--- start Data extract ---

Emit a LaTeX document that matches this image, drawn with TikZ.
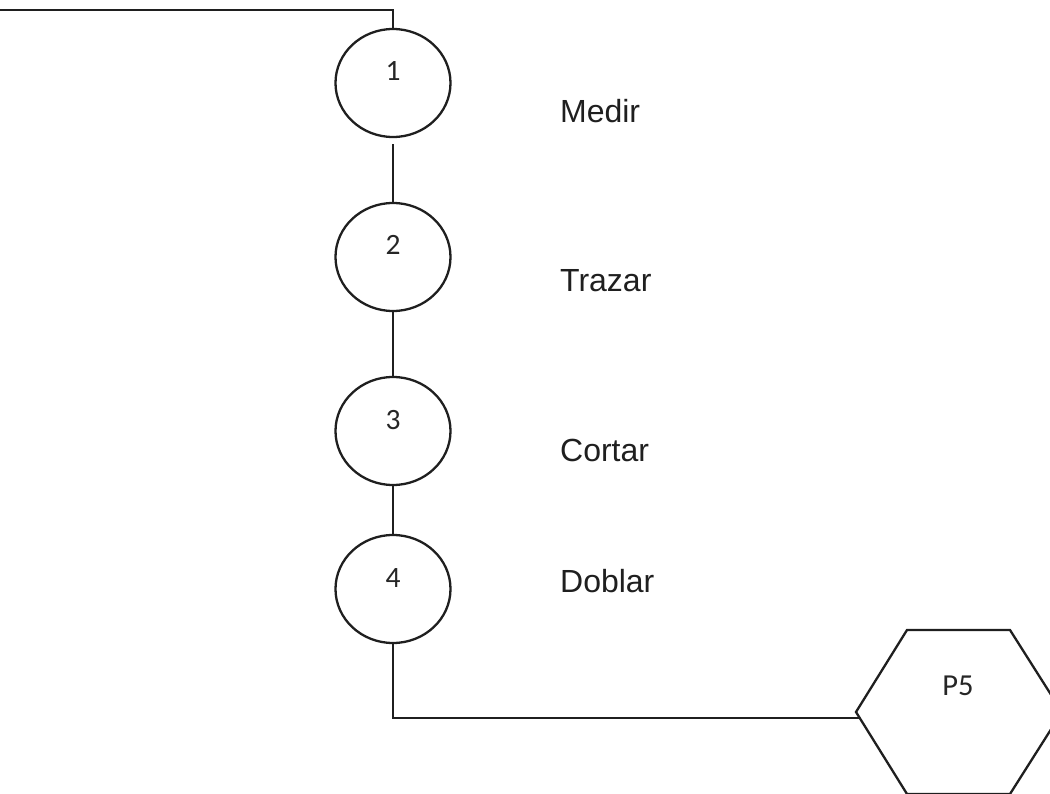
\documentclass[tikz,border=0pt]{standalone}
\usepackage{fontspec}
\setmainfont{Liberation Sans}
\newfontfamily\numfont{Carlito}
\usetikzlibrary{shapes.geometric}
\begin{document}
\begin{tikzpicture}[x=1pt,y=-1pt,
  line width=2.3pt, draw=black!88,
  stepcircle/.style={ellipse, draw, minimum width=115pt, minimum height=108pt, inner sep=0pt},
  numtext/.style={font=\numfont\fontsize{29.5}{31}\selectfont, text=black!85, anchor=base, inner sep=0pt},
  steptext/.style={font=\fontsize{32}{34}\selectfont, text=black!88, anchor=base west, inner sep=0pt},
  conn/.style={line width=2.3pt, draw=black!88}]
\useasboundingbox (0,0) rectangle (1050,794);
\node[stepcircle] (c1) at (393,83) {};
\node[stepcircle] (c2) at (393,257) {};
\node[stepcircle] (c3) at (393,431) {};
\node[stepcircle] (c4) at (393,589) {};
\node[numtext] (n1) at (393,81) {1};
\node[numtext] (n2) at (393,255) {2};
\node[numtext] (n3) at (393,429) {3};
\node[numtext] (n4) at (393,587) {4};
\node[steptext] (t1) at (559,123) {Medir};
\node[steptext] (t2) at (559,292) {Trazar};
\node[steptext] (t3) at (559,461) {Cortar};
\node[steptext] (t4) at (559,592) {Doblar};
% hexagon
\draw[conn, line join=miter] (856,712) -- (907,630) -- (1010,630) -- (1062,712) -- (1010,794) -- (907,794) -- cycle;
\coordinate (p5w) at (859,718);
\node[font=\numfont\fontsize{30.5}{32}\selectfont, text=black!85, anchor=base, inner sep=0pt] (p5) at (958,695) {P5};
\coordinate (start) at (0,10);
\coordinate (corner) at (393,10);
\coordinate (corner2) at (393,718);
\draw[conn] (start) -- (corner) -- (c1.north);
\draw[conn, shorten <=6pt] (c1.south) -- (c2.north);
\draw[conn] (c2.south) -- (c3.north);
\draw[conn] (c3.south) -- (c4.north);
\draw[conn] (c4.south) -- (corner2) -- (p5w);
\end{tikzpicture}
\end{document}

--- end Data extract ---

What is asked: Copy the material above in full and exactly, skipping pictures.

Task output:
Emit a LaTeX document that matches this image, drawn with TikZ.
\documentclass[tikz,border=0pt]{standalone}
\usepackage{fontspec}
\setmainfont{Liberation Sans}
\newfontfamily\numfont{Carlito}
\usetikzlibrary{shapes.geometric}
\begin{document}
\begin{tikzpicture}[x=1pt,y=-1pt,
  line width=2.3pt, draw=black!88,
  stepcircle/.style={ellipse, draw, minimum width=115pt, minimum height=108pt, inner sep=0pt},
  numtext/.style={font=\numfont\fontsize{29.5}{31}\selectfont, text=black!85, anchor=base, inner sep=0pt},
  steptext/.style={font=\fontsize{32}{34}\selectfont, text=black!88, anchor=base west, inner sep=0pt},
  conn/.style={line width=2.3pt, draw=black!88}]
\useasboundingbox (0,0) rectangle (1050,794);
\node[stepcircle] (c1) at (393,83) {};
\node[stepcircle] (c2) at (393,257) {};
\node[stepcircle] (c3) at (393,431) {};
\node[stepcircle] (c4) at (393,589) {};
\node[numtext] (n1) at (393,81) {1};
\node[numtext] (n2) at (393,255) {2};
\node[numtext] (n3) at (393,429) {3};
\node[numtext] (n4) at (393,587) {4};
\node[steptext] (t1) at (559,123) {Medir};
\node[steptext] (t2) at (559,292) {Trazar};
\node[steptext] (t3) at (559,461) {Cortar};
\node[steptext] (t4) at (559,592) {Doblar};
% hexagon
\draw[conn, line join=miter] (856,712) -- (907,630) -- (1010,630) -- (1062,712) -- (1010,794) -- (907,794) -- cycle;
\coordinate (p5w) at (859,718);
\node[font=\numfont\fontsize{30.5}{32}\selectfont, text=black!85, anchor=base, inner sep=0pt] (p5) at (958,695) {P5};
\coordinate (start) at (0,10);
\coordinate (corner) at (393,10);
\coordinate (corner2) at (393,718);
\draw[conn] (start) -- (corner) -- (c1.north);
\draw[conn, shorten <=6pt] (c1.south) -- (c2.north);
\draw[conn] (c2.south) -- (c3.north);
\draw[conn] (c3.south) -- (c4.north);
\draw[conn] (c4.south) -- (corner2) -- (p5w);
\end{tikzpicture}
\end{document}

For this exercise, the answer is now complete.